Creditors come into existence due to the range of financial transactions a company has entered. If a company owes you money, you are a creditor of that company. For example, if you have provided the company with a loan or if you have supplied goods or services that are yet to be paid, you are a creditor. Employees can also be creditors of a company if they are owed payments such as superannuation or outstanding wages. Despite the circumstances under which you become a creditor, you will either be a secured or unsecured creditor.
A secured creditor has a security interest in some or all of a company’s assets whereas an unsecured creditor does not. A security interest can take the form of a charge or mortgage. Your status as a secured or unsecured creditor becomes important if a company is in financial difficulty or insolvent as it will determine your rights and obligations in company affairs as well as your priority in receiving payment.
A company that goes into voluntary administration aims to improve the way business is run in order to continue business activity for the long term. If insolvency is likely, another purpose of voluntary administration is to administer company affairs so that creditors receive a more optimal return.
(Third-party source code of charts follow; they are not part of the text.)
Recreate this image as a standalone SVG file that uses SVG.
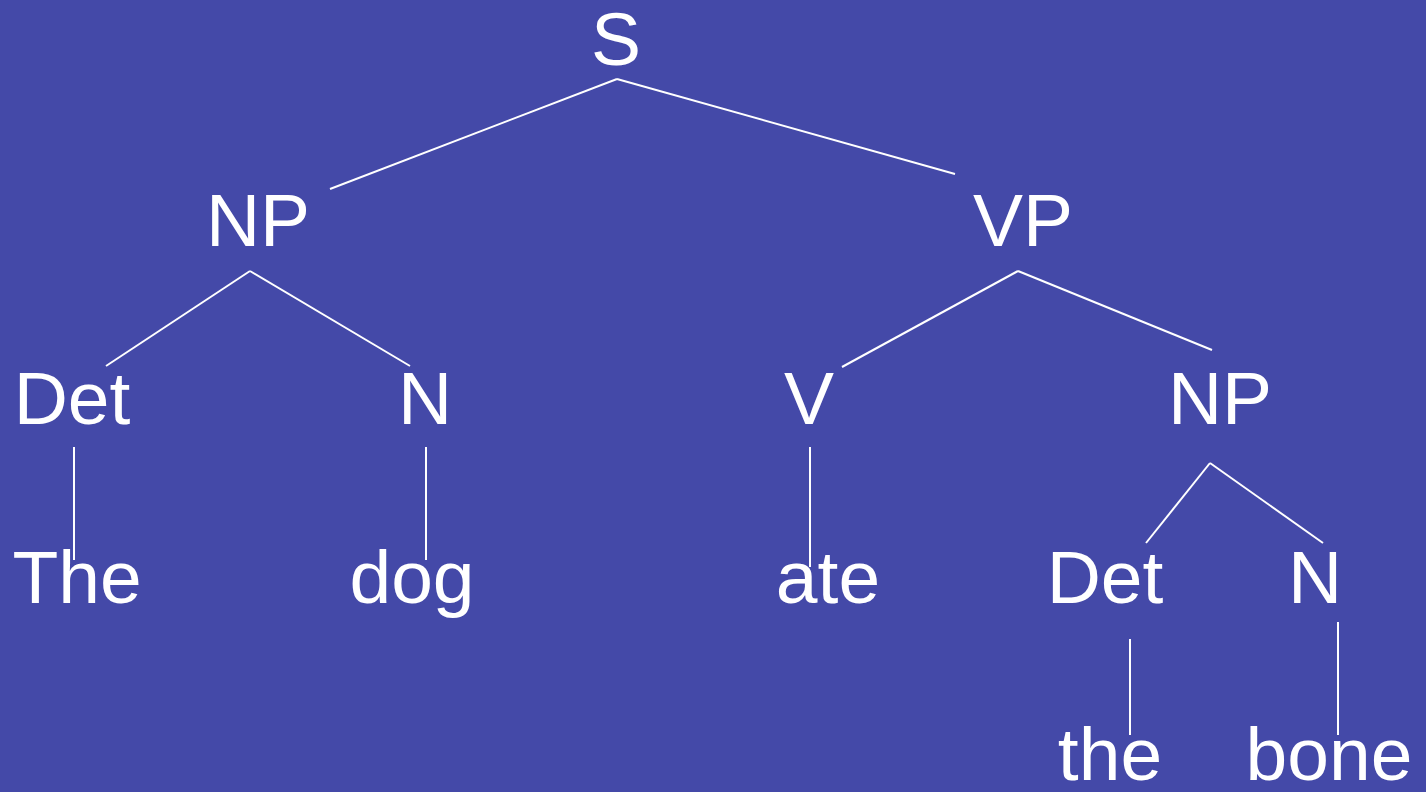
<svg xmlns="http://www.w3.org/2000/svg" width="1426" height="792" viewBox="0 0 1426 792">
<style>
text{font-family:"Liberation Sans",Arial,sans-serif;font-size:75px;fill:#ffffff;text-anchor:middle}
.e line{stroke:#ffffff;stroke-width:2}
</style>
<rect width="1426" height="792" fill="#4449A8"/>
<g id="edges" class="e">
<line x1="617" y1="79" x2="330" y2="189"/>
<line x1="617" y1="79" x2="955" y2="174"/>
<line x1="250" y1="271" x2="106" y2="366"/>
<line x1="250" y1="271" x2="410" y2="366"/>
<line x1="1018" y1="271" x2="842" y2="367"/>
<line x1="1018" y1="271" x2="1212" y2="350"/>
<line x1="74" y1="447" x2="74" y2="560"/>
<line x1="426" y1="447" x2="426" y2="560"/>
<line x1="810" y1="447" x2="810" y2="567"/>
<line x1="1210" y1="463" x2="1146" y2="543"/>
<line x1="1210" y1="463" x2="1323" y2="543"/>
<line x1="1130" y1="639" x2="1130" y2="735"/>
<line x1="1338" y1="622" x2="1338" y2="735"/>
</g>
<g id="S"><text x="616" y="65">S</text></g>
<g id="NP1"><text x="258" y="246">NP</text></g>
<g id="VP"><text x="1023" y="246">VP</text></g>
<g id="Det1"><text x="72" y="424">Det</text></g>
<g id="N1"><text x="425" y="424">N</text></g>
<g id="V"><text x="809" y="424">V</text></g>
<g id="NP2"><text x="1220" y="424">NP</text></g>
<g id="The"><text x="77" y="603">The</text></g>
<g id="dog"><text x="412" y="603">dog</text></g>
<g id="ate"><text x="828" y="603">ate</text></g>
<g id="Det2"><text x="1105" y="603">Det</text></g>
<g id="N2"><text x="1315" y="603">N</text></g>
<g id="the"><text x="1110" y="780">the</text></g>
<g id="bone"><text x="1329" y="780">bone</text></g>
</svg>
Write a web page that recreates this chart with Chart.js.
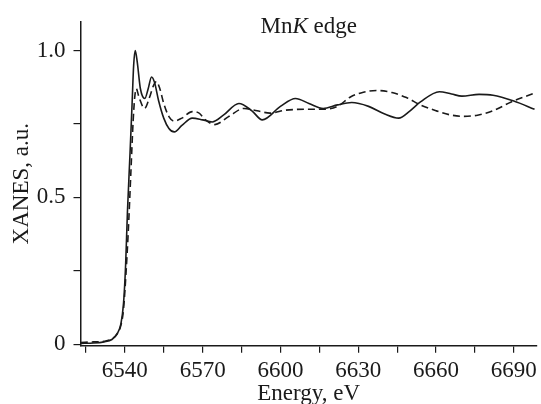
<!DOCTYPE html>
<html>
<head>
<meta charset="utf-8">
<script src="https://cdn.jsdelivr.net/npm/chart.js@4.4.0/dist/chart.umd.min.js"></script>
<style>
  html, body { margin: 0; padding: 0; background: #fff; }
  #wrap { width: 541px; height: 404px; }
</style>
</head>
<body>
<div id="wrap"><canvas id="grafico" width="541" height="404"></canvas></div>
<script>
// Mn K edge, XANES (solid = experiment, dashed = calculation)
const energiaSolid = [6523, 6528, 6532, 6535, 6537, 6538.5, 6539.5, 6540.3, 6541, 6542, 6542.8, 6543.4, 6544,
  6544.8, 6546, 6547.7, 6549, 6550.3, 6551.5, 6553, 6555, 6557, 6559.1, 6562, 6566, 6570, 6573.7, 6578, 6584,
  6589, 6593, 6600, 6605.8, 6611, 6616.5, 6622, 6627.5, 6634, 6640, 6645.6, 6650, 6654, 6661.3, 6666, 6670,
  6676.6, 6682, 6690, 6698];
const xanesSolid = [0.003, 0.004, 0.008, 0.016, 0.035, 0.07, 0.14, 0.27, 0.45, 0.65, 0.82, 0.95, 1.0,
  0.96, 0.87, 0.837, 0.87, 0.91, 0.89, 0.83, 0.77, 0.735, 0.723, 0.745, 0.77, 0.764, 0.757, 0.78, 0.82,
  0.795, 0.764, 0.81, 0.837, 0.82, 0.803, 0.815, 0.823, 0.81, 0.785, 0.77, 0.795, 0.825, 0.86, 0.852, 0.845,
  0.851, 0.848, 0.828, 0.80];

const energiaDashed = [6523, 6528, 6532, 6535, 6537, 6538.5, 6539.5, 6540.5, 6541.3, 6542.3, 6543.2, 6543.8,
  6544.4, 6545.5, 6547.6, 6549.5, 6551, 6552.2, 6553.5, 6555, 6557, 6559, 6562, 6566, 6568.5, 6571, 6574.7,
  6580, 6586, 6591, 6596, 6602, 6610, 6617, 6622, 6627, 6632, 6637.3, 6643, 6648.6, 6654, 6660, 6665, 6670.5,
  6676, 6682, 6689, 6698];
const xanesDashed = [0.006, 0.008, 0.01, 0.018, 0.035, 0.065, 0.12, 0.25, 0.38, 0.58, 0.76, 0.84,
  0.87, 0.84, 0.803, 0.84, 0.88, 0.895, 0.87, 0.82, 0.775, 0.76, 0.77, 0.792, 0.788, 0.765, 0.748,
  0.775, 0.803, 0.795, 0.787, 0.797, 0.80, 0.80, 0.81, 0.842, 0.858, 0.864, 0.857, 0.84, 0.815, 0.795, 0.782, 0.776,
  0.78, 0.795, 0.825, 0.855];

const xTicks = [6525, 6540, 6555, 6570, 6585, 6600, 6615, 6630, 6645, 6660, 6675, 6690];
const xLabels = [6540, 6570, 6600, 6630, 6660, 6690];
const yTicks = [0, 0.25, 0.5, 0.75, 1.0];
const yLabels = { 0: '0', 0.5: '0.5', 1: '1.0' };

const serif = "'Liberation Serif', 'Times New Roman', serif";
const tinta = '#1a1a1a';

function pontos(xs, ys) {
  return xs.map((x, i) => ({ x: x, y: ys[i] }));
}

// titulo "MnK edge" dentro da area do grafico
const tituloInterno = {
  id: 'tituloInterno',
  afterDraw(chart) {
    const ctx = chart.ctx;
    const area = chart.chartArea;
    const partes = [
      { t: 'Mn', f: '23px ' + serif },
      { t: 'K', f: 'italic 23px ' + serif },
      { t: ' edge', f: '23px ' + serif }
    ];
    ctx.save();
    let total = 0;
    partes.forEach(p => { ctx.font = p.f; p.w = ctx.measureText(p.t).width; total += p.w; });
    let x = (area.left + area.right) / 2 - total / 2;
    ctx.fillStyle = tinta;
    ctx.textBaseline = 'alphabetic';
    partes.forEach(p => { ctx.font = p.f; ctx.fillText(p.t, x, 33); x += p.w; });
    ctx.restore();
  }
};

new Chart(document.getElementById('grafico'), {
  type: 'scatter',
  data: {
    datasets: [
      {
        data: pontos(energiaSolid, xanesSolid),
        showLine: true,
        borderColor: tinta,
        borderWidth: 1.6,
        pointRadius: 0,
        cubicInterpolationMode: 'monotone'
      },
      {
        data: pontos(energiaDashed, xanesDashed),
        showLine: true,
        borderColor: tinta,
        borderWidth: 1.6,
        borderDash: [7, 4],
        pointRadius: 0,
        cubicInterpolationMode: 'monotone'
      }
    ]
  },
  options: {
    responsive: false,
    animation: false,
    layout: { padding: { top: 15, right: 4, left: 0, bottom: 0 } },
    plugins: { legend: { display: false }, tooltip: { enabled: false } },
    scales: {
      x: {
        type: 'linear',
        min: 6522.9,
        max: 6698.9,
        afterBuildTicks: s => { s.ticks = xTicks.map(v => ({ value: v })); },
        afterFit: s => { s.height = 58.3; },
        grid: { drawOnChartArea: false, drawTicks: true, tickLength: 7, color: tinta, lineWidth: 1.2 },
        border: { display: true, color: tinta, width: 1.5 },
        ticks: {
          autoSkip: false,
          maxRotation: 0,
          padding: 4,
          color: tinta,
          font: { family: serif, size: 23 },
          callback: v => xLabels.includes(v) ? String(v) : ''
        },
        title: {
          display: true,
          text: 'Energy, eV',
          color: tinta,
          font: { family: serif, size: 23, lineHeight: 1 },
          padding: { top: 0, bottom: -1 }
        }
      },
      y: {
        min: -0.005,
        max: 1.098,
        afterBuildTicks: s => { s.ticks = yTicks.map(v => ({ value: v })); },
        afterFit: s => { s.width = 80.5; },
        grid: { drawOnChartArea: false, drawTicks: true, tickLength: 7, color: tinta, lineWidth: 1.2 },
        border: { display: true, color: tinta, width: 1.5 },
        ticks: {
          padding: 8,
          color: tinta,
          font: { family: serif, size: 23 },
          callback: v => (v in yLabels) ? yLabels[v] : ''
        },
        title: {
          display: true,
          text: 'XANES, a.u.',
          color: tinta,
          font: { family: serif, size: 23, lineHeight: 1 },
          padding: { top: 10, bottom: 0 }
        }
      }
    }
  },
  plugins: [tituloInterno]
});
</script>
</body>
</html>
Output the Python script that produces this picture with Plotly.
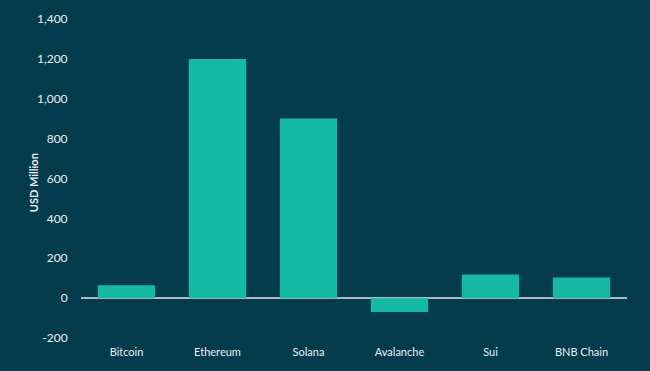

The outcome of voluntary administration will either be: (i) reinstatement of directors’ control, (ii) wind up of company and appointment of liquidator, or (iii) creation of a deed of company arrangement to outline the repayment of debts.
During voluntary administration, both secured and unsecured creditors rights are limited. For example, a secured creditor cannot enforce their security interest in company assets and unsecured creditors need to receive administrator consent or court permission in order to enforce their debt claims. There are, however, two meetings where creditors can take part. The first meeting of creditors will be to vote on the potential replacement of the administrator and the creation of a committee of creditors. The second meeting of creditors will be to vote on the company’s future. After reviewing the voluntary administrator’s reports, the creditor will be able to determine which of the three above outcomes should be pursued. In order to vote in both meetings, creditors need to lodge details of their debt and claims directly with the voluntary administrator.
A secured creditor has certain rights if a company is not able to fullfill its obligations arising from a security interest. For example, they can appoint a receiver whose role will be to secure a part or all of the company assets in order to repay the creditor’s debt. Any assets that may need to be sold must be done at the market value or the best price reasonably obtainable. In receivership, the receiver’s prime obligations are owed to the secured creditor. This also means that the receiver is not obliged to report to unsecured creditors either in writing or in a formal meeting. During a receivership however, an unsecured creditor can still apply to the court to wind up the company (liquidation).
Liquidation refers to the winding up of the company. Effectively this means that a liquidator takes control of company affairs for the benefit of all creditors. Both secured and unsecured creditors can initiate this process either through a court order or as a result of the creditors’ decision. Creditors can decide to go into liquidation following voluntary administration or through a shareholder resolution.
During liquidation, unsecured creditors have the following rights and responsibilities:
- Lodge details of debt or claim with the liquidator in a ‘Proof of Debt’ form;
- Vote at a creditors’ meeting once the ‘Proof of Debt’ form is approved;
- Approve liquidator’s fees;
- Request the liquidator to recover unfair preferences;
- Inform liquidator about their knowledge of company affairs;
- Receive information from the liquidator through a creditors’ meeting or access to reports;
- Ask questions about the liquidation process and status;
- Receive dividends after priority creditors have been paid and;
The rights held by secured creditors are similar to those of unsecured creditors, for example to vote at creditors’ meetings and to receive dividend payments. However, even when a company is in liquidation, a secured creditor can still appoint a receiver to take control of secured assets to repay their debt. Secured creditors can also request the liquidator to deal with the secured assets on their behalf.